WHAT YOU SHOULD DO » Set down exactly, please, each line from the one containing "Write a Python" through the one containing "base = alt.Chart(df)", both lines included, and no other line.

STORED ROWS »
────────

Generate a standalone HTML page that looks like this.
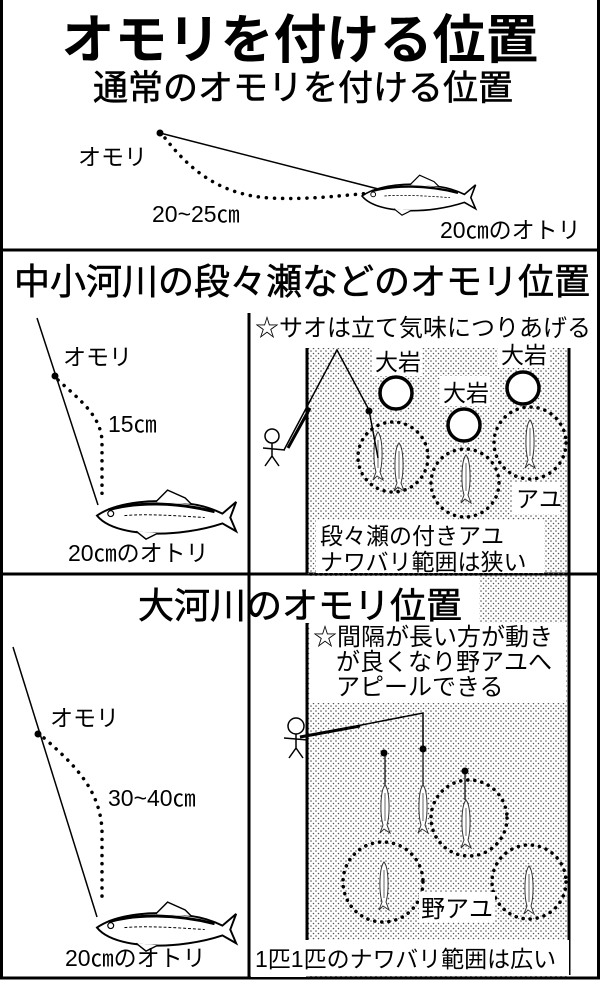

────────

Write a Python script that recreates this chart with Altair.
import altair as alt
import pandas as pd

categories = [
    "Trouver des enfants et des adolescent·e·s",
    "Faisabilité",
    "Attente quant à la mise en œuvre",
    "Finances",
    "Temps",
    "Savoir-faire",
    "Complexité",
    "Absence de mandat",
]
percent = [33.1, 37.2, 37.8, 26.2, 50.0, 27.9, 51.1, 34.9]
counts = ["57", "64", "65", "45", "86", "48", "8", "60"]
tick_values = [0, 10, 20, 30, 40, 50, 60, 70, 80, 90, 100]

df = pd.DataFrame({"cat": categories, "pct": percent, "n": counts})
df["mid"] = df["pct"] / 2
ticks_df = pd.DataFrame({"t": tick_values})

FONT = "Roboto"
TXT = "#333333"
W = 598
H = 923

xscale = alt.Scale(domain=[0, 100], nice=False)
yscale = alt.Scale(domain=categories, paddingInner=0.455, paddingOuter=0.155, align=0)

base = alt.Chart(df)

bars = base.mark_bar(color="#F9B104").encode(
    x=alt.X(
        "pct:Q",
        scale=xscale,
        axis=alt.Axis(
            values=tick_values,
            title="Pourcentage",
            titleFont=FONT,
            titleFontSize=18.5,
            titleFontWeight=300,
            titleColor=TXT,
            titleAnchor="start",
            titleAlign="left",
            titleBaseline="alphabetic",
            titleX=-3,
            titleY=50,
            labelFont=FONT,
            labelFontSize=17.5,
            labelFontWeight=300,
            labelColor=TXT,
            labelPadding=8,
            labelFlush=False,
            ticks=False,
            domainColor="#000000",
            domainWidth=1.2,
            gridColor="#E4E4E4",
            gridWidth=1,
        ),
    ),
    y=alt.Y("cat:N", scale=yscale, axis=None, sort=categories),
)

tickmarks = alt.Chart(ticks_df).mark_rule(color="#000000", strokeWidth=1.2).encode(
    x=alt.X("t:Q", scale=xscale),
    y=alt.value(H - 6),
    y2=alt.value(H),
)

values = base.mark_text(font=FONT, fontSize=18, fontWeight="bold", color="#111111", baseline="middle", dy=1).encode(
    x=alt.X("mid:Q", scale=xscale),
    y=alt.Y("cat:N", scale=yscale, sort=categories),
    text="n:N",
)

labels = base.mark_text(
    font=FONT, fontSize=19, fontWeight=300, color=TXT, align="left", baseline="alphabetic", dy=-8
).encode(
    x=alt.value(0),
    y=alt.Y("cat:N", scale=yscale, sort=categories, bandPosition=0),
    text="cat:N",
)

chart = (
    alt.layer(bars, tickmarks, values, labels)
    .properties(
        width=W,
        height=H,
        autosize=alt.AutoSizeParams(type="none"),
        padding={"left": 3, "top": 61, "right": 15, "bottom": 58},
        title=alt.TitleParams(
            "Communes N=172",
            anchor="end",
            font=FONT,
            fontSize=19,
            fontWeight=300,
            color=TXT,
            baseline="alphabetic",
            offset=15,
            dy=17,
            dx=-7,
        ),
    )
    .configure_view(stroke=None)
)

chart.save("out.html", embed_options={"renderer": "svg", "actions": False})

────────

TASK RESPONSE »
Write a Python script that recreates this chart with Altair.
import altair as alt
import pandas as pd

categories = [
    "Trouver des enfants et des adolescent·e·s",
    "Faisabilité",
    "Attente quant à la mise en œuvre",
    "Finances",
    "Temps",
    "Savoir-faire",
    "Complexité",
    "Absence de mandat",
]
percent = [33.1, 37.2, 37.8, 26.2, 50.0, 27.9, 51.1, 34.9]
counts = ["57", "64", "65", "45", "86", "48", "8", "60"]
tick_values = [0, 10, 20, 30, 40, 50, 60, 70, 80, 90, 100]

df = pd.DataFrame({"cat": categories, "pct": percent, "n": counts})
df["mid"] = df["pct"] / 2
ticks_df = pd.DataFrame({"t": tick_values})

FONT = "Roboto"
TXT = "#333333"
W = 598
H = 923

xscale = alt.Scale(domain=[0, 100], nice=False)
yscale = alt.Scale(domain=categories, paddingInner=0.455, paddingOuter=0.155, align=0)

base = alt.Chart(df)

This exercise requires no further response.